Hydronic balancing is the process of adjusting radiator and pipe flow rates so heat is evenly distributed throughout a central heating system.

Your heating system is a network of pipes carrying hot water from the boiler to radiators throughout your property. Water always follows the path of least resistance—it flows more readily to nearby radiators or those with larger pipes, while distant or poorly positioned radiators receive less flow. This creates the familiar problem where some radiators heat quickly while others barely warm up.

Hydronic balancing addresses this by deliberately restricting flow to radiators that would otherwise receive too much water, forcing more flow to radiators that would otherwise be starved. The result is even heat distribution where every radiator heats appropriately for its room size and location, creating consistent temperatures throughout your property.

This applies specifically to wet central heating systems—the water-based heating found in virtually all UK homes. The principle works whether you have a combi boiler, system boiler, or regular boiler with hot water cylinder. The heating circuit itself needs balancing regardless of how your hot water is produced.

The imbalance problem is particularly pronounced in London properties. Victorian terraces often have heating systems added decades after construction, with pipework threaded through existing structures in complex routes. Conversions create properties where original ground floor radiators share systems with newly added upper floor heating, creating significant flow differences. Extensions with additional radiators often worsen existing imbalances. Professional balancing transforms these systems from frustrating and inefficient to comfortable and economical.

For expert hydronic balancing and comprehensive heating system optimisation across London, Qeeper’s heating and gas services ensure your system operates efficiently with even heat distribution throughout your property.

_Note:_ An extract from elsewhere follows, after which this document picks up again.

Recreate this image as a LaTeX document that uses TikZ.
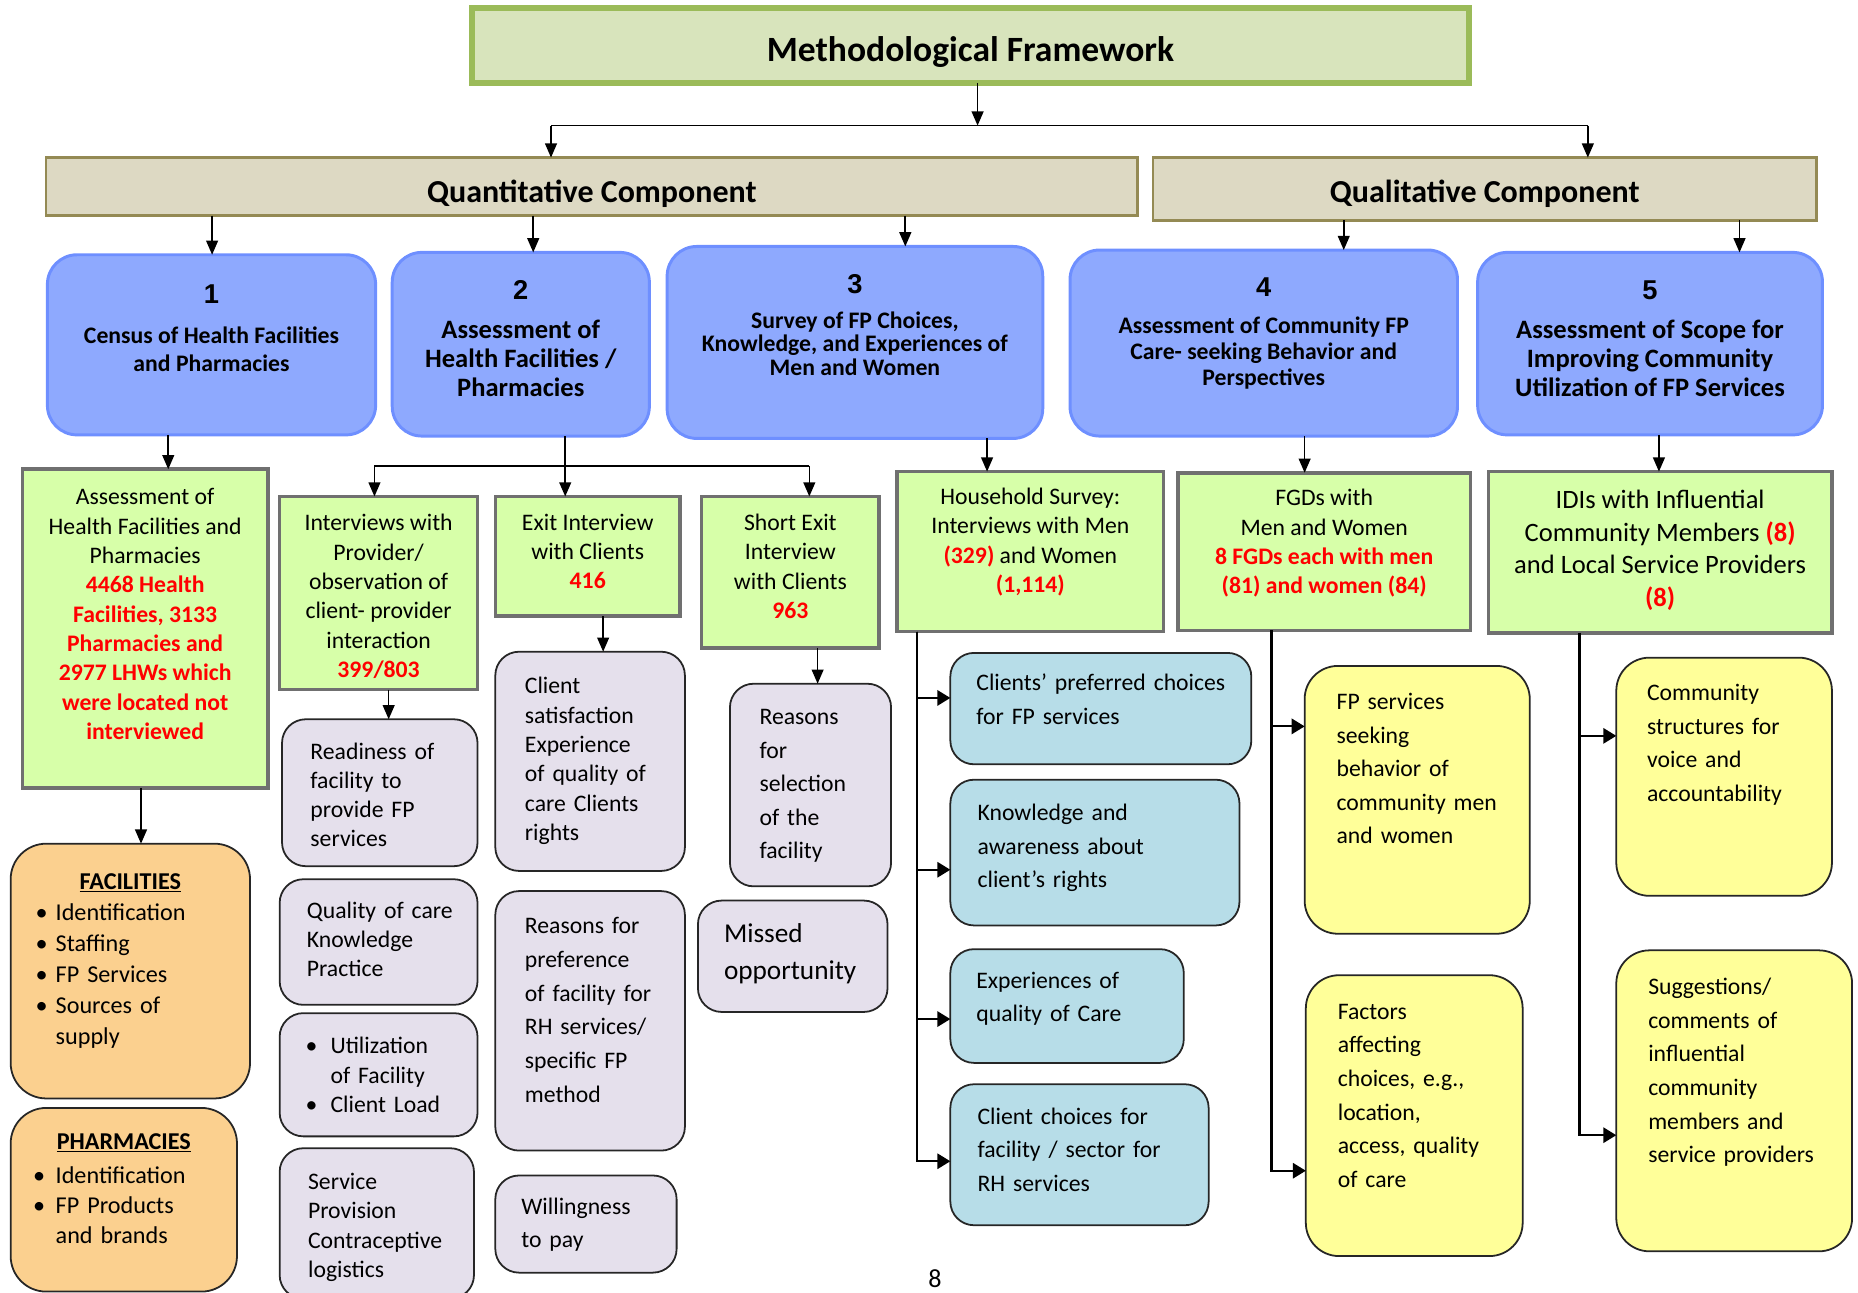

How does hydronic balancing work?

Engineers adjust radiator lockshield valves to control water flow, ensuring each radiator heats at the correct rate and temperature.

radiator repair

Every radiator has two valves. The thermostatic radiator valve (TRV) or manual control valve on one side allows you to adjust room temperature. The lockshield valve on the opposite side—usually covered with a plastic cap—controls maximum flow rate through that radiator. This lockshield is the key to balancing.

Professional balancing process:

  1. Initial setup: Engineers open all lockshield valves fully and run the heating system to maximum temperature
  2. Temperature measurement: They measure flow and return temperatures at each radiator using contact thermometers or infrared devices
  3. Calculate temperature difference: The temperature difference (ΔT or delta T) between water entering and leaving each radiator reveals how much heat that radiator is extracting
  4. Identify imbalances:
    • Radiators closest to the boiler typically show small temperature drops (around 5°C) because water rushes through quickly without transferring much heat
    • Distant radiators might show larger drops if they receive adequate flow, or remain cold entirely if starved of water
    • Target is typically a 10-12°C temperature difference across each radiator, indicating optimal flow rate and heat transfer
  5. Progressive adjustment: Engineers restrict flow to radiators showing inadequate temperature drops, starting with those closest to the boiler
  6. Fine-tuning: Lockshield valves are adjusted in small increments (quarter turns), allowing time between adjustments for the system to stabilise
  7. Continuous measurement: Temperature readings continue throughout the process, fine-tuning each valve until all radiators achieve appropriate flow rates and temperature drops

Why some radiators still heat before others:

This methodical approach explains why some radiators heat before others even after balancing—it’s intentional. The system is designed so that when all radiators eventually reach temperature, they do so simultaneously and maintain even heat output. Radiators nearest the boiler are deliberately restricted so they don’t rob flow from distant radiators.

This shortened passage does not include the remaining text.